In a video obtained by TMZ, the actor can be seen arguing with his neighbour, Opel Barnes, about his attempts to scare away the cats while holding a rifle.
“Your communication is not going to get any reasonable response from me,” the actor can be heard telling Barnes, who responds: “You’re shooting at them for no reason. You think I should be reasonable?”
In response, Lewis says that “unreasonable would have been putting pellets in here instead of grains of rice,” as he taps the gun in his hand.
After Barnes alleges that the cats would be hurt by the gun’s ammunition either way, Lewis claims that he is not hitting the animals, as he is just shooting in their “general direction”.
However, according to Barnes, Lewis’s actions are interfering with her attempts to feed the stray cats, whose owner reportedly died last September, and get them to trust her, so that she can eventually help them find new homes.
“I’m trying to get them to trust me so I can get them into homes,” she can be heard telling Lewis. “Your doing that is negating everything I’m working on.”
The exchange concludes with both disagreeing with the other’s approach, with Lewis informing Barnes that he is doing “what I need to do in my space”.
Barnes also complained about Lewis’s actions on Instagram, where she shared a photo of the actor and wrote: “There is a devil living in Culver City and his name is Jason Lewis. He likes to fill his rifle with rice and shoot at the cats left behind when their owner died last September. The same cats I feed daily. Why? Because he doesn’t want them to [go to the bathroom] in his yard.”

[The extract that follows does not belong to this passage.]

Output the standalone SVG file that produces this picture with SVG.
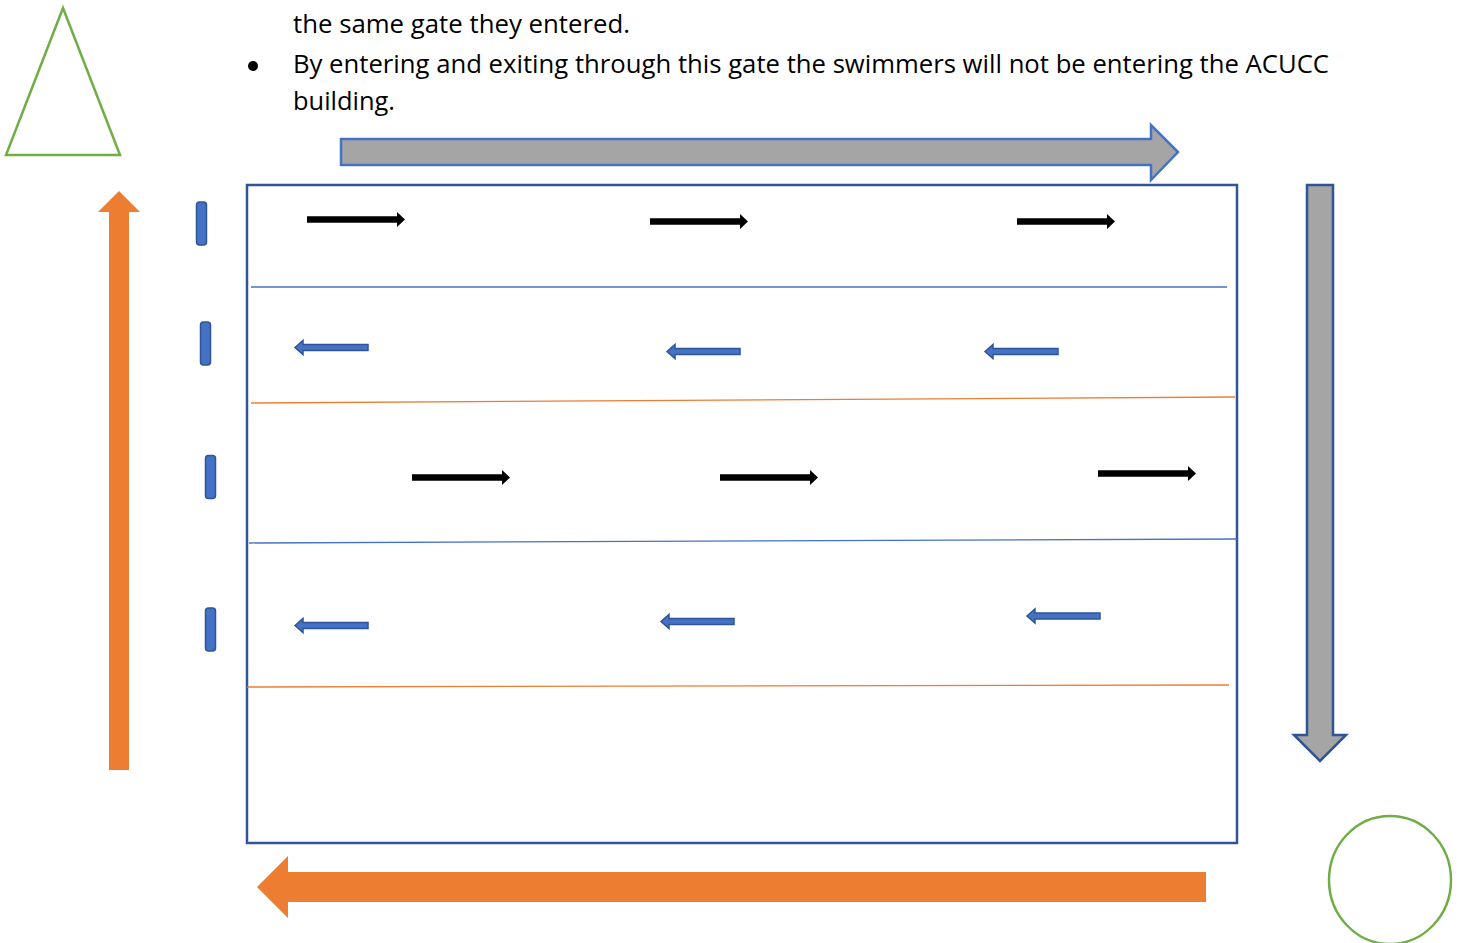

On TikTok, where Barnes also posted about the actor’s behaviour, multiple people have criticised the 49-year-old.
“Animal cruelty is a federal crime isn’t it?” one person commented, while another said: “Glad you’re there to help the poor kitties, what an a**hole.”
Following the release of the clip, Lewis responded in a statement to TMZ, where he claimed to be an animal lover and apologised to “fellow animal lovers” for his actions.
“Everyone who knows me knows my love of animals. I’ve tried for months to work with a person who is coming into the neighbourhood and feeding a large group of feral cats in an effort to relocate them as they have been filling the yards with fleas and waste,” he said. “I made the wrong choice in shooting rice into the dirt (not toward the cats) to spook with the noise and scare them away.
“To fellow animal lovers that I disappointed, I’m sorry.”